* **WRITTEN EXERCISE**
Copy down every line where the string "React" shows up.

* **LISTING**
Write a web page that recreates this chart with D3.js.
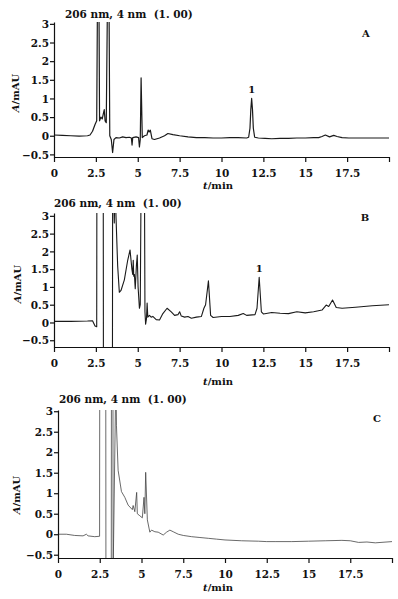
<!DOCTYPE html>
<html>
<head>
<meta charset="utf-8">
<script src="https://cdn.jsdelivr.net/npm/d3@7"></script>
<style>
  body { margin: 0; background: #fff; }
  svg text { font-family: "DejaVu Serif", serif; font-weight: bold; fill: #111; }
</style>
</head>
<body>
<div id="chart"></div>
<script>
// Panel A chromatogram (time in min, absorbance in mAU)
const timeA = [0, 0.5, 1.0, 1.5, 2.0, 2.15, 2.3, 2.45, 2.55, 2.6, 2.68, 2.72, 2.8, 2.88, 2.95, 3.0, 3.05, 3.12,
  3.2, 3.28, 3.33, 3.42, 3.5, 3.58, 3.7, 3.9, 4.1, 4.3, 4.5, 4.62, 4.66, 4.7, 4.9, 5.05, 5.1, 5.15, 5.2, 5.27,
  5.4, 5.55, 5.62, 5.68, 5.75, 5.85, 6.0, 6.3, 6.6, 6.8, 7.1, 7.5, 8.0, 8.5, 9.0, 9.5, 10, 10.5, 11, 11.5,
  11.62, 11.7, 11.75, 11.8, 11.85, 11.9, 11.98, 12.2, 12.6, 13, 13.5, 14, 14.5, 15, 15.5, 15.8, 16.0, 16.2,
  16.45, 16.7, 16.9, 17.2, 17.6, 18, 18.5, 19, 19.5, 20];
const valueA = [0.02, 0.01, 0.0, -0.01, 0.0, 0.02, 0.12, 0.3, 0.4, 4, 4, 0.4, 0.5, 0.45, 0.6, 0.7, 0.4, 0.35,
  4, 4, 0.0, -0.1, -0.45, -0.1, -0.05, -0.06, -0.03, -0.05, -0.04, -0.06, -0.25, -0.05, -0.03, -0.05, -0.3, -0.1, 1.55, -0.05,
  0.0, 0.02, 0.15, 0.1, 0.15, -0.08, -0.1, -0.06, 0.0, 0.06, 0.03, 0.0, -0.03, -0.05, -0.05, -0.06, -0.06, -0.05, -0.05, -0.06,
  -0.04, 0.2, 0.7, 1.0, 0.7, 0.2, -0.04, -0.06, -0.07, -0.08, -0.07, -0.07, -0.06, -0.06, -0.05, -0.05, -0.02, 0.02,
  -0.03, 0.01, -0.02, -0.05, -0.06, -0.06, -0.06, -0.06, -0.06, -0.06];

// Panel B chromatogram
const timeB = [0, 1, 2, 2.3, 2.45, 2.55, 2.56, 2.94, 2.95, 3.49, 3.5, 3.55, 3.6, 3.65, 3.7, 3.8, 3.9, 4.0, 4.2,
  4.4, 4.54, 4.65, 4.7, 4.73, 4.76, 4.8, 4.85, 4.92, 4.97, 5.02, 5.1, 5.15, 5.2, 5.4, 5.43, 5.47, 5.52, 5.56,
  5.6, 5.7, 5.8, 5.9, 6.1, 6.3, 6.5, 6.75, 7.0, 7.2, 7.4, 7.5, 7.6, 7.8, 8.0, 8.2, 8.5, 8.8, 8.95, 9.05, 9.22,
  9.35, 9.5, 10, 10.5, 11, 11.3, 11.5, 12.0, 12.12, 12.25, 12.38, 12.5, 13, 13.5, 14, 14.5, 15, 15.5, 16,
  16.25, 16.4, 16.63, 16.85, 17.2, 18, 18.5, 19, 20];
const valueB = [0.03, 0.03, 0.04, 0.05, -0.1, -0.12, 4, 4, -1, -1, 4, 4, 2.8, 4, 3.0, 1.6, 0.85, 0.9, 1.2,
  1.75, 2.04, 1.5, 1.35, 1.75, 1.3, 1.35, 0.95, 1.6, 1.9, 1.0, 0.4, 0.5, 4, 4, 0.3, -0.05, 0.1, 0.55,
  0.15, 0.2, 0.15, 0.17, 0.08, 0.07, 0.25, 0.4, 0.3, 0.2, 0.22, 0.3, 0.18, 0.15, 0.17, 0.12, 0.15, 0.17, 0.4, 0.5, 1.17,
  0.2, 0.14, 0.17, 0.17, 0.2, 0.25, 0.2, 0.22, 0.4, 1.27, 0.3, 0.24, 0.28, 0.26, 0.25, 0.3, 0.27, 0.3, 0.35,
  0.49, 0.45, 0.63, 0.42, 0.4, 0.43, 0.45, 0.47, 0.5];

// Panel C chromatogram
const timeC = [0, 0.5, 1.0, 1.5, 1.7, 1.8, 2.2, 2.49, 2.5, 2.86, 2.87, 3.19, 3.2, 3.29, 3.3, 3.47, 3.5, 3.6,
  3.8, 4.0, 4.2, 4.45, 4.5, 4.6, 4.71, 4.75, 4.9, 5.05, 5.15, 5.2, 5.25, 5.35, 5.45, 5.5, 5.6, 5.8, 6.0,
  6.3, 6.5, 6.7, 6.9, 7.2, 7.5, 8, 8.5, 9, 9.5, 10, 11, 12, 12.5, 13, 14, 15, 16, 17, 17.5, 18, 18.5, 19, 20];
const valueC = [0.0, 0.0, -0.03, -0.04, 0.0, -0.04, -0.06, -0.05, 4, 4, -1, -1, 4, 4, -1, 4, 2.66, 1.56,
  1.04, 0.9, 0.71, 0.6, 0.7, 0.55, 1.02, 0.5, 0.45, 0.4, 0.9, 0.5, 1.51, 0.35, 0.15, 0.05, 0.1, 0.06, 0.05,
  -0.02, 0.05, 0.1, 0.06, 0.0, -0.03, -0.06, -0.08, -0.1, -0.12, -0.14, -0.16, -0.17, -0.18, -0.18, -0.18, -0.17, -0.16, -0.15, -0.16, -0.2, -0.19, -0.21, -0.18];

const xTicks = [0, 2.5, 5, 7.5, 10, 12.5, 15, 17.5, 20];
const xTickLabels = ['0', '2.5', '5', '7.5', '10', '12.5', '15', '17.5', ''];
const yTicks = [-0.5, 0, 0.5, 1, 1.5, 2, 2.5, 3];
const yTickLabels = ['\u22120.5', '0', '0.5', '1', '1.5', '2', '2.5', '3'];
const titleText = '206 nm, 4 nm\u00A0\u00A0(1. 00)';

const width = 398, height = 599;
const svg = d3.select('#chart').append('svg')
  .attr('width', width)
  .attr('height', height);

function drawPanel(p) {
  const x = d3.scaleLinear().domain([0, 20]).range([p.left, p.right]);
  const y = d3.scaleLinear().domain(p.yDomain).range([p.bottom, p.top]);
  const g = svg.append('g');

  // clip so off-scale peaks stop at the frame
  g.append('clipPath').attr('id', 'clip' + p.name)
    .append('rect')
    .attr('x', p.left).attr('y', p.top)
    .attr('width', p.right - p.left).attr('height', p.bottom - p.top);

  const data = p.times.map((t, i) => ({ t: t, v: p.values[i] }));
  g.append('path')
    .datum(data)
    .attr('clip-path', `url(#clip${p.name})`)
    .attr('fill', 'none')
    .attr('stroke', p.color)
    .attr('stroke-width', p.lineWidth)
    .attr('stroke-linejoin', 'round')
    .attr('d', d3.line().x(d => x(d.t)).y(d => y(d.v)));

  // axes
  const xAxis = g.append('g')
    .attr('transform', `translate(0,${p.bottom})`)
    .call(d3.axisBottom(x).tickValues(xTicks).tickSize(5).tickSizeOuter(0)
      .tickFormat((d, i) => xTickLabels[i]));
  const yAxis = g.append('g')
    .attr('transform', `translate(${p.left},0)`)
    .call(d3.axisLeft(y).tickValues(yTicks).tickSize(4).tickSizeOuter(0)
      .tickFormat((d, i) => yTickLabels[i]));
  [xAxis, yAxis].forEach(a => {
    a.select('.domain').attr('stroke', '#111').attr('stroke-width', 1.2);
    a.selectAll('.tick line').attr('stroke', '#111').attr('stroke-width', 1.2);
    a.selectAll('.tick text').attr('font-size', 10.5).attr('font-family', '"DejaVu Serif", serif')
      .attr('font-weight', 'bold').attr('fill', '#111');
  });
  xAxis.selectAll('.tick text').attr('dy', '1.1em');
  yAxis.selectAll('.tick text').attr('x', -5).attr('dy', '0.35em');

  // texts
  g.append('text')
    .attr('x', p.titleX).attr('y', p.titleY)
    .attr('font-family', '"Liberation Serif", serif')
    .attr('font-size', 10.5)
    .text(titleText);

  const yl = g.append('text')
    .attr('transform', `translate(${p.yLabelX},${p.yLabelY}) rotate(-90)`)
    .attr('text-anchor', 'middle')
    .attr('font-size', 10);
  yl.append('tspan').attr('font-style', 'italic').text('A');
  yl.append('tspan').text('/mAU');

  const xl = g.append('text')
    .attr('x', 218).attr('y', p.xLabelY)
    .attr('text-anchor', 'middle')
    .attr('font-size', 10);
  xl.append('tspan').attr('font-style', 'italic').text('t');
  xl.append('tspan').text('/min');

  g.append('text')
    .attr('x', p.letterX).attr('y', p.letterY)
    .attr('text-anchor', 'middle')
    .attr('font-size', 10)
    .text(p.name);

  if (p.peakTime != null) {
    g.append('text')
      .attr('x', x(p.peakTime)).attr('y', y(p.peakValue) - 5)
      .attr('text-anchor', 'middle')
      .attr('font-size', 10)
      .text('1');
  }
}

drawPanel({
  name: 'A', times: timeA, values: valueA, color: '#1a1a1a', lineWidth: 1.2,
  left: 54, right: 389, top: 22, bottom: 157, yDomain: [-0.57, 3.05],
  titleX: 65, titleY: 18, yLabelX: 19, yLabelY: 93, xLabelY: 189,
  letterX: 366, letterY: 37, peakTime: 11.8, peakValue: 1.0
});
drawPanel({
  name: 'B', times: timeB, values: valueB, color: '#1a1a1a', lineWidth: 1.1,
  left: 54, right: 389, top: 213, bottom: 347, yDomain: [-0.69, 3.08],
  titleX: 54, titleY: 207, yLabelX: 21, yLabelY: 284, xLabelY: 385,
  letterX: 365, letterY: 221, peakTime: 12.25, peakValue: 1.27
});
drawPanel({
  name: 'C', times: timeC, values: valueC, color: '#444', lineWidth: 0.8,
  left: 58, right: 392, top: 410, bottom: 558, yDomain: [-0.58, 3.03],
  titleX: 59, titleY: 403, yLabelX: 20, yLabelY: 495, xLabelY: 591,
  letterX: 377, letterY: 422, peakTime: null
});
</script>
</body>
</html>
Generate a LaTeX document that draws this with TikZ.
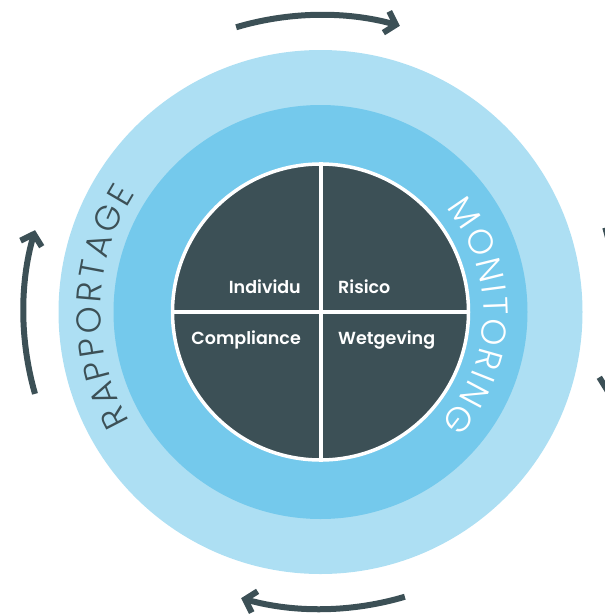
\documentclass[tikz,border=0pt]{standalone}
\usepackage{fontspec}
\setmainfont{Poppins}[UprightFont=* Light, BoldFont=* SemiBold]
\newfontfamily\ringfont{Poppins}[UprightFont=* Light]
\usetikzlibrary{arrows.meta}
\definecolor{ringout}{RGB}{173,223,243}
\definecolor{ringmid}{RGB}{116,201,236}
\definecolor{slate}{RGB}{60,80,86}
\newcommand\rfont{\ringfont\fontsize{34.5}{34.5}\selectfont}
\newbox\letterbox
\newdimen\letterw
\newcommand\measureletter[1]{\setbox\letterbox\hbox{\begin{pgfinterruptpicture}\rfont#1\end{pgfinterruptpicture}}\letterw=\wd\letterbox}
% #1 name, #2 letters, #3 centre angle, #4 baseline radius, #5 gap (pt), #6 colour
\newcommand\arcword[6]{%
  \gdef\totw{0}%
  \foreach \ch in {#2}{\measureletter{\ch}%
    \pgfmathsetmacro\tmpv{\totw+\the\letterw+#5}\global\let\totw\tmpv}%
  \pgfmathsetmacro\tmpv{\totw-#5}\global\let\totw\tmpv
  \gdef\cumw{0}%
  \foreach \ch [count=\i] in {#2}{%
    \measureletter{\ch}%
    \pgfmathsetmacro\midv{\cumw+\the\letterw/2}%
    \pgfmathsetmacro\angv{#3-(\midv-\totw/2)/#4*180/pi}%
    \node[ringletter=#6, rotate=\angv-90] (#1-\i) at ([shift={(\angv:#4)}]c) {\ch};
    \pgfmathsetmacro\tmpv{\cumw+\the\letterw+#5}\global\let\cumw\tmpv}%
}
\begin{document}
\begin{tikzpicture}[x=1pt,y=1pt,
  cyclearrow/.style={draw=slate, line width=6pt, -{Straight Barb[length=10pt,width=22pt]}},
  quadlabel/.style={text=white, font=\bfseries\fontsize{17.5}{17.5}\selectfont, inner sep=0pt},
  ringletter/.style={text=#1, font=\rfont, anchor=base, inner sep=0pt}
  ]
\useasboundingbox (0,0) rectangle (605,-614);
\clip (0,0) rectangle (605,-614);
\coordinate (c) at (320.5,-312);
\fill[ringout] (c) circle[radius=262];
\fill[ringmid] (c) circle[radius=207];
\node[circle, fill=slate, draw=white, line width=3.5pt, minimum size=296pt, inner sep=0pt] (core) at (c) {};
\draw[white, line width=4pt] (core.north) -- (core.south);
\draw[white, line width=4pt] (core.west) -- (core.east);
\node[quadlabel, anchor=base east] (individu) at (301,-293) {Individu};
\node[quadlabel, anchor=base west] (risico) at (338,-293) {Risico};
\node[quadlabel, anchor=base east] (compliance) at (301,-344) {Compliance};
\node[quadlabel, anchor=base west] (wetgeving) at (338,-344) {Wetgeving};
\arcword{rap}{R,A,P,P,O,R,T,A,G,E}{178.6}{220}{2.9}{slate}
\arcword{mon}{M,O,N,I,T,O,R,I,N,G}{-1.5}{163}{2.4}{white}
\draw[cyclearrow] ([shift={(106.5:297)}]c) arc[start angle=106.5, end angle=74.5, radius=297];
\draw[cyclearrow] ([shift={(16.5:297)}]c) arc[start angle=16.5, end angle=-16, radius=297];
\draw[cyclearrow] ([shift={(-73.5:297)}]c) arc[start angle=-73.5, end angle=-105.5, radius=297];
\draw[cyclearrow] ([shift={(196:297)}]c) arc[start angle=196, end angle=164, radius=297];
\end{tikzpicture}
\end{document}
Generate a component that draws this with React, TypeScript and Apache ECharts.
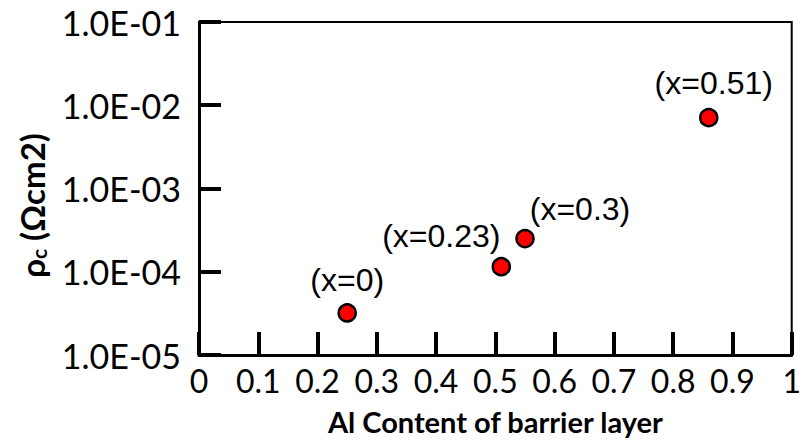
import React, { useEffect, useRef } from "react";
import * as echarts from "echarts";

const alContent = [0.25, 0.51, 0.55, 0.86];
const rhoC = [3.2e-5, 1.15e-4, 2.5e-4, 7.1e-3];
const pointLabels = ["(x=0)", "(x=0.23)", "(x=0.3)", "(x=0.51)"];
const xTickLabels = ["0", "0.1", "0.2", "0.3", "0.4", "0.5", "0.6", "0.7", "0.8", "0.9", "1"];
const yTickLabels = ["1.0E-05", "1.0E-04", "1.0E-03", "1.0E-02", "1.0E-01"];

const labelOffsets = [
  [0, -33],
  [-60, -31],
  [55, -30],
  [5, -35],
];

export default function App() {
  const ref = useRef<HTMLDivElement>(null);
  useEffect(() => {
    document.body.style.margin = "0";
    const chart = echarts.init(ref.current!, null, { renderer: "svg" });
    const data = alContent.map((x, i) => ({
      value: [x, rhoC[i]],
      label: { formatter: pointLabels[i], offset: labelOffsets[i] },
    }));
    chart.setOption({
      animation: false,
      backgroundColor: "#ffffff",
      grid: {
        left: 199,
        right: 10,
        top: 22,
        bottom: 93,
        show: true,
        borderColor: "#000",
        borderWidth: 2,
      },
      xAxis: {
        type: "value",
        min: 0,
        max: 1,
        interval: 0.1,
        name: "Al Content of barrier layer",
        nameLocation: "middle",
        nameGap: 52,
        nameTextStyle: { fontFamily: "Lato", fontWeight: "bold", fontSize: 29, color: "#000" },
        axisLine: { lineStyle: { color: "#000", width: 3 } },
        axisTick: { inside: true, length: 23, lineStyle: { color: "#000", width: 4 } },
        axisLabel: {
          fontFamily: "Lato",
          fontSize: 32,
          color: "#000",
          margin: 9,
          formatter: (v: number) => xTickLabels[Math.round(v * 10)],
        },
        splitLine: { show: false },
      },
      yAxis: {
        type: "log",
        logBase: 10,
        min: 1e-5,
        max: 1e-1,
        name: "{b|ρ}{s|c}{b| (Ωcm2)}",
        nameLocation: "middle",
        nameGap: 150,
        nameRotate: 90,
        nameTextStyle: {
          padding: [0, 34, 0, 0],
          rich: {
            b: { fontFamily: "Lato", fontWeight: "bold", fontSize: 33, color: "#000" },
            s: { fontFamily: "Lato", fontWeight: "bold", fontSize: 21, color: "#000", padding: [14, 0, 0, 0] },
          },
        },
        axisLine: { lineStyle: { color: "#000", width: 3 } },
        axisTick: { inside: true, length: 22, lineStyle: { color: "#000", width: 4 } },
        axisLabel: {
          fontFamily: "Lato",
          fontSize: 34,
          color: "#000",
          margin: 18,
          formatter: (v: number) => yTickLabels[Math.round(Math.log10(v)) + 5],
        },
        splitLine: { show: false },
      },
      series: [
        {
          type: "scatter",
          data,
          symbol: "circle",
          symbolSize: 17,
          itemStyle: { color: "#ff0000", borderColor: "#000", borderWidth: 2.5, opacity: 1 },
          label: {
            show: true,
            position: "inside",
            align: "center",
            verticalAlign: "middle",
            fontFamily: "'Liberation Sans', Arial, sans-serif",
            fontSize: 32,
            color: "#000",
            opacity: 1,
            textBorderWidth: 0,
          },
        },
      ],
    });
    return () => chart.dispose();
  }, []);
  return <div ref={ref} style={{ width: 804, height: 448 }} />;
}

* **REPLY TO THE EXERCISE**
Generate a component that draws this with React, TypeScript and Apache ECharts.
import React, { useEffect, useRef } from "react";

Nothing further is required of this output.